-- Begin Data provided --

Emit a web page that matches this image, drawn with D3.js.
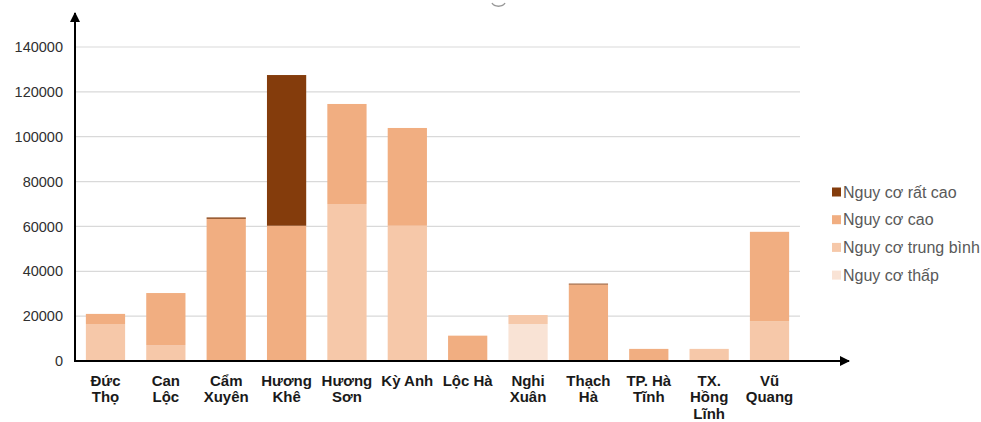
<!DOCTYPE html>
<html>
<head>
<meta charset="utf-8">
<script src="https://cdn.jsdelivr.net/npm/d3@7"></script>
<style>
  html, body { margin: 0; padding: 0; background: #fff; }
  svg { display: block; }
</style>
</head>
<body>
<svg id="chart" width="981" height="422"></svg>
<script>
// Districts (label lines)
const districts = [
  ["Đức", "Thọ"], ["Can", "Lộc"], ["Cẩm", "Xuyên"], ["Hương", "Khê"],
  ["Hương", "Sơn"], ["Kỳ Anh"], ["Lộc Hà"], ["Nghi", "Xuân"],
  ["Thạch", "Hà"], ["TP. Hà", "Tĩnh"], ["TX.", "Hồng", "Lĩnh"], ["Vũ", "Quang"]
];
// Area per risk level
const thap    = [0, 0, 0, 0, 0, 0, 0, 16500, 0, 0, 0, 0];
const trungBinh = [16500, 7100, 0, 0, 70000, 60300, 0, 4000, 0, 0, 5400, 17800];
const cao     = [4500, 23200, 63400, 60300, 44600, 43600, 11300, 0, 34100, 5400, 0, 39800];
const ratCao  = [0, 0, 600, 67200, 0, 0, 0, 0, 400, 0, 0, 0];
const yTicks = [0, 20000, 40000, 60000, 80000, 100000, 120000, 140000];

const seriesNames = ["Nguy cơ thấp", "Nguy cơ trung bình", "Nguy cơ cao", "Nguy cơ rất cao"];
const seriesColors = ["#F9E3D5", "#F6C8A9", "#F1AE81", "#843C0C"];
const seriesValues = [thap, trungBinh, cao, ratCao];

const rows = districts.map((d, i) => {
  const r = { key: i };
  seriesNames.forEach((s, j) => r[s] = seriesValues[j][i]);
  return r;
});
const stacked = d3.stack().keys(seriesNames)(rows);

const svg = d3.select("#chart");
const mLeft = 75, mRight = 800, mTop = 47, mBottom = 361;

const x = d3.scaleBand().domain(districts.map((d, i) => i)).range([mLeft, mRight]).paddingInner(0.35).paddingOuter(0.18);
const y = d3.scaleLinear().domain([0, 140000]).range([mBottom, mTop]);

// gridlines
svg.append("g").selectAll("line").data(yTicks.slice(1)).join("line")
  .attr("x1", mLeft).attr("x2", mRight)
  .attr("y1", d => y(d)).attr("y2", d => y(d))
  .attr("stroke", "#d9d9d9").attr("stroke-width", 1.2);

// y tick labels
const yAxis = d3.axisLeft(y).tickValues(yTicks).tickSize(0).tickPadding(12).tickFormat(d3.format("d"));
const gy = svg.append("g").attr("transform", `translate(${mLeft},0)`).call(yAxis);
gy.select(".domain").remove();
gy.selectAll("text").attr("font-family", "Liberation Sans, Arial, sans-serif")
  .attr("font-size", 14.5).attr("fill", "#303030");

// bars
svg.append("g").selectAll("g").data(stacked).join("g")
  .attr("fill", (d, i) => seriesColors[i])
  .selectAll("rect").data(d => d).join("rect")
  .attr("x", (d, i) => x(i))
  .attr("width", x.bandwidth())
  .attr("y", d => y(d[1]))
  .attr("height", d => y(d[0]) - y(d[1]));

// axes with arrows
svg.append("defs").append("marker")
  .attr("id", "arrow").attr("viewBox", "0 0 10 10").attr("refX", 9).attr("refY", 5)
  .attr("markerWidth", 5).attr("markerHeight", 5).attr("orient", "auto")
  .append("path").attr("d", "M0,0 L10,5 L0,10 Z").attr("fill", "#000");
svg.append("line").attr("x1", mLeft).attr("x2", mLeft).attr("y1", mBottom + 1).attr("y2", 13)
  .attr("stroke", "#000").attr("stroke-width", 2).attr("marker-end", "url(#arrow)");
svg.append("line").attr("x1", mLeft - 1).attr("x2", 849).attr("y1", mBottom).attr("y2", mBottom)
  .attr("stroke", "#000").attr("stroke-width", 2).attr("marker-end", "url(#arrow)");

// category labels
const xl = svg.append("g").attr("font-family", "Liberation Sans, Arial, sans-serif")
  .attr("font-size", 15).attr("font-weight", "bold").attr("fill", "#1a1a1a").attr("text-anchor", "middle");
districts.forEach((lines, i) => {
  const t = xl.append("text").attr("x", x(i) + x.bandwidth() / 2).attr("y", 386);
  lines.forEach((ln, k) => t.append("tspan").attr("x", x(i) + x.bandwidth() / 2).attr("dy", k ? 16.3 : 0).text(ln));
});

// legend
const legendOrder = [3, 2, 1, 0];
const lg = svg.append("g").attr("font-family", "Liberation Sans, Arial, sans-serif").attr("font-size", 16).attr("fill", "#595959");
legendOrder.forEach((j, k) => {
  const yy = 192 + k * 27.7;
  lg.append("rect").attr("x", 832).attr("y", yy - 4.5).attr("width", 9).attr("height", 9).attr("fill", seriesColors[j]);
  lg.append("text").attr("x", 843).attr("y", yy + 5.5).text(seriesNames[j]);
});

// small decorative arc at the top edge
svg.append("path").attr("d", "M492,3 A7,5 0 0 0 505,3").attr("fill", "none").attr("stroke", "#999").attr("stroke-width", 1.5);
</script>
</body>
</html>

-- End Data provided --

* **Given request**: Return only the lines running from the top of the data to the line that holds "100000, 120000, 140000];". Include both of those lines, but skip the pictures.

* **Final result**:
Emit a web page that matches this image, drawn with D3.js.
<!DOCTYPE html>
<html>
<head>
<meta charset="utf-8">
<script src="https://cdn.jsdelivr.net/npm/d3@7"></script>
<style>
  html, body { margin: 0; padding: 0; background: #fff; }
  svg { display: block; }
</style>
</head>
<body>
<svg id="chart" width="981" height="422"></svg>
<script>
// Districts (label lines)
const districts = [
  ["Đức", "Thọ"], ["Can", "Lộc"], ["Cẩm", "Xuyên"], ["Hương", "Khê"],
  ["Hương", "Sơn"], ["Kỳ Anh"], ["Lộc Hà"], ["Nghi", "Xuân"],
  ["Thạch", "Hà"], ["TP. Hà", "Tĩnh"], ["TX.", "Hồng", "Lĩnh"], ["Vũ", "Quang"]
];
// Area per risk level
const thap    = [0, 0, 0, 0, 0, 0, 0, 16500, 0, 0, 0, 0];
const trungBinh = [16500, 7100, 0, 0, 70000, 60300, 0, 4000, 0, 0, 5400, 17800];
const cao     = [4500, 23200, 63400, 60300, 44600, 43600, 11300, 0, 34100, 5400, 0, 39800];
const ratCao  = [0, 0, 600, 67200, 0, 0, 0, 0, 400, 0, 0, 0];
const yTicks = [0, 20000, 40000, 60000, 80000, 100000, 120000, 140000];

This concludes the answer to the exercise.